EXERCISE TASK: Pictures stay out of this copy, which runs from the first line of the material through the line containing "auc15_err = [2.2, 2.0, 1.5]".

DATASET EXTRACT:

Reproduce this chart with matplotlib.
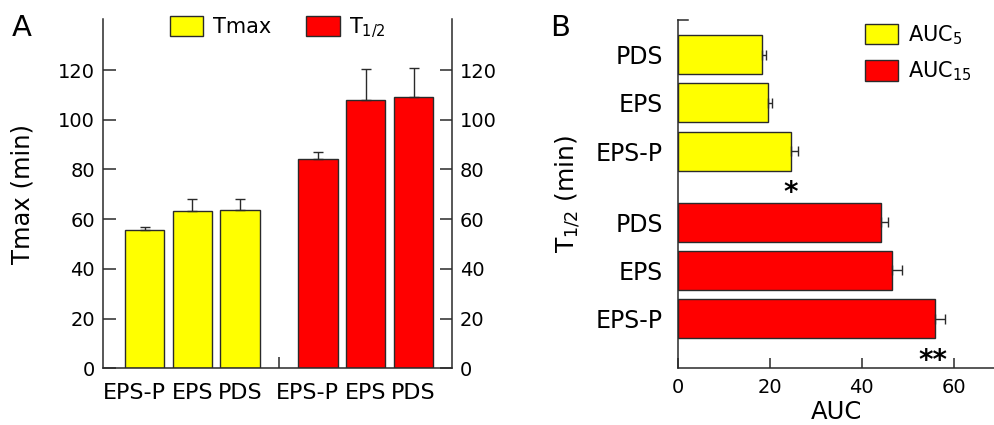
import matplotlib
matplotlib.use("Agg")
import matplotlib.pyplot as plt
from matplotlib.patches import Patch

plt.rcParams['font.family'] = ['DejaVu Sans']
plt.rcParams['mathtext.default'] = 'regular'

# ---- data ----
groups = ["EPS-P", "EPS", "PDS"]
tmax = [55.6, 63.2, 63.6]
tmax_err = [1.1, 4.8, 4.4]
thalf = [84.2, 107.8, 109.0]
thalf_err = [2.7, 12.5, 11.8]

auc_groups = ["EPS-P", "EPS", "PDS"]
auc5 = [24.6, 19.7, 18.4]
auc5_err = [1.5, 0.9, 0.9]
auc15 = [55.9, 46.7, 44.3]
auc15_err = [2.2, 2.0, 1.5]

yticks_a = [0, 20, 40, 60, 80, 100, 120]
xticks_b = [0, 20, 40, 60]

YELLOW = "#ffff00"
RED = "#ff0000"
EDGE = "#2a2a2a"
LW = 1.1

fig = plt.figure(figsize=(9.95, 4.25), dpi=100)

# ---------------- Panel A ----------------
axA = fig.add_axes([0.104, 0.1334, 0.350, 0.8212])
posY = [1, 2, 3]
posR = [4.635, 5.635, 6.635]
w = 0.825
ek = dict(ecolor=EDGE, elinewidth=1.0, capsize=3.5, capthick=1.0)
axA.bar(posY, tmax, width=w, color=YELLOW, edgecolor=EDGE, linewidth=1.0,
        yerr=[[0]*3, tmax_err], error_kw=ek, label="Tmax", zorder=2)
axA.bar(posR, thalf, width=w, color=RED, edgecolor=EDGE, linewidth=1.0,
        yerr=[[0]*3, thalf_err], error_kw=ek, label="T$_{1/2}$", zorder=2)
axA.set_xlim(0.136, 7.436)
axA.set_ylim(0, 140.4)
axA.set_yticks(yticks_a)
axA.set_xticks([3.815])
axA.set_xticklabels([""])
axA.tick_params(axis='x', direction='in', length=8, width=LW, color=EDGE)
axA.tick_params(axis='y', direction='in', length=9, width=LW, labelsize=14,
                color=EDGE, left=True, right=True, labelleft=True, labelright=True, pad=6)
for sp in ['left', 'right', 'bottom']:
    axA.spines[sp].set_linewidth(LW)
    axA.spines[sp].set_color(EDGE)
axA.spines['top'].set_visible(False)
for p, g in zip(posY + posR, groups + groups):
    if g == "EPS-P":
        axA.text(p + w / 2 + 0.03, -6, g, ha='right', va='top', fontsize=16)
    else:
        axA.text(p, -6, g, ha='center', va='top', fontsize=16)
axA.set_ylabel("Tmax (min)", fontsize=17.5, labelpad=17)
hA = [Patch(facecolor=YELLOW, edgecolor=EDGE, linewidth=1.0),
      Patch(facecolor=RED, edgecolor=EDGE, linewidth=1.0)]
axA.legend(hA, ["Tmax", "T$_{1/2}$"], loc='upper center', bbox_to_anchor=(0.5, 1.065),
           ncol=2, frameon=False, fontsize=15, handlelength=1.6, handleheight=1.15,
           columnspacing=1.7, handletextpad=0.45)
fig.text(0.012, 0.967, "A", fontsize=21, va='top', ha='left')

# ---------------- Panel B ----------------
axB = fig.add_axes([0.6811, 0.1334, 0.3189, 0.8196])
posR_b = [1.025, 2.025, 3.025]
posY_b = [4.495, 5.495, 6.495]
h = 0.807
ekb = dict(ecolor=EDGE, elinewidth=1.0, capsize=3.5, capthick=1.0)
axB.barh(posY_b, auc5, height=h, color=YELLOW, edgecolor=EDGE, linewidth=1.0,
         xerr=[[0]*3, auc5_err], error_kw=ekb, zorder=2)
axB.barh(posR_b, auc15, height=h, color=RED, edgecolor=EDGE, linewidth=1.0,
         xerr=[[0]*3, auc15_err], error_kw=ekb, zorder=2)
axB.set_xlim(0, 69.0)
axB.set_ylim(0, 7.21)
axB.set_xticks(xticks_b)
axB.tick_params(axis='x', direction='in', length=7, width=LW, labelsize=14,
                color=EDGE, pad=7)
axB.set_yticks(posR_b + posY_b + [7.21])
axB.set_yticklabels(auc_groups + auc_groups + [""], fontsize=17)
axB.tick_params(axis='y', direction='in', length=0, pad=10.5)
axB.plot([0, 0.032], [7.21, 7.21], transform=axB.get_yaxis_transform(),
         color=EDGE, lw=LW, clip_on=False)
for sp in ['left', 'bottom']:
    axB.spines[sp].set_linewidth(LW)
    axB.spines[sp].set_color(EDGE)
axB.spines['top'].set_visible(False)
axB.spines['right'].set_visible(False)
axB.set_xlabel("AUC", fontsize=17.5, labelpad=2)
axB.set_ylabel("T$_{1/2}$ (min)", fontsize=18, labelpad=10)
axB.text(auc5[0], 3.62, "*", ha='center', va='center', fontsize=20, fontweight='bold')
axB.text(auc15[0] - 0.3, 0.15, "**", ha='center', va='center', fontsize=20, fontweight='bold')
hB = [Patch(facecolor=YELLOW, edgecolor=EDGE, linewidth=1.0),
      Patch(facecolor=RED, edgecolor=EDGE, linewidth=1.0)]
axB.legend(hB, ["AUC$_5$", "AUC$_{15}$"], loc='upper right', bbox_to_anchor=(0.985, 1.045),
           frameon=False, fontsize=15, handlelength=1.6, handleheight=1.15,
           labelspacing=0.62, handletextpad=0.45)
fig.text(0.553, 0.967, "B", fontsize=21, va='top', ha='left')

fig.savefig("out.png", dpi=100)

TASK ANSWER:
Reproduce this chart with matplotlib.
import matplotlib
matplotlib.use("Agg")
import matplotlib.pyplot as plt
from matplotlib.patches import Patch

plt.rcParams['font.family'] = ['DejaVu Sans']
plt.rcParams['mathtext.default'] = 'regular'

# ---- data ----
groups = ["EPS-P", "EPS", "PDS"]
tmax = [55.6, 63.2, 63.6]
tmax_err = [1.1, 4.8, 4.4]
thalf = [84.2, 107.8, 109.0]
thalf_err = [2.7, 12.5, 11.8]

auc_groups = ["EPS-P", "EPS", "PDS"]
auc5 = [24.6, 19.7, 18.4]
auc5_err = [1.5, 0.9, 0.9]
auc15 = [55.9, 46.7, 44.3]
auc15_err = [2.2, 2.0, 1.5]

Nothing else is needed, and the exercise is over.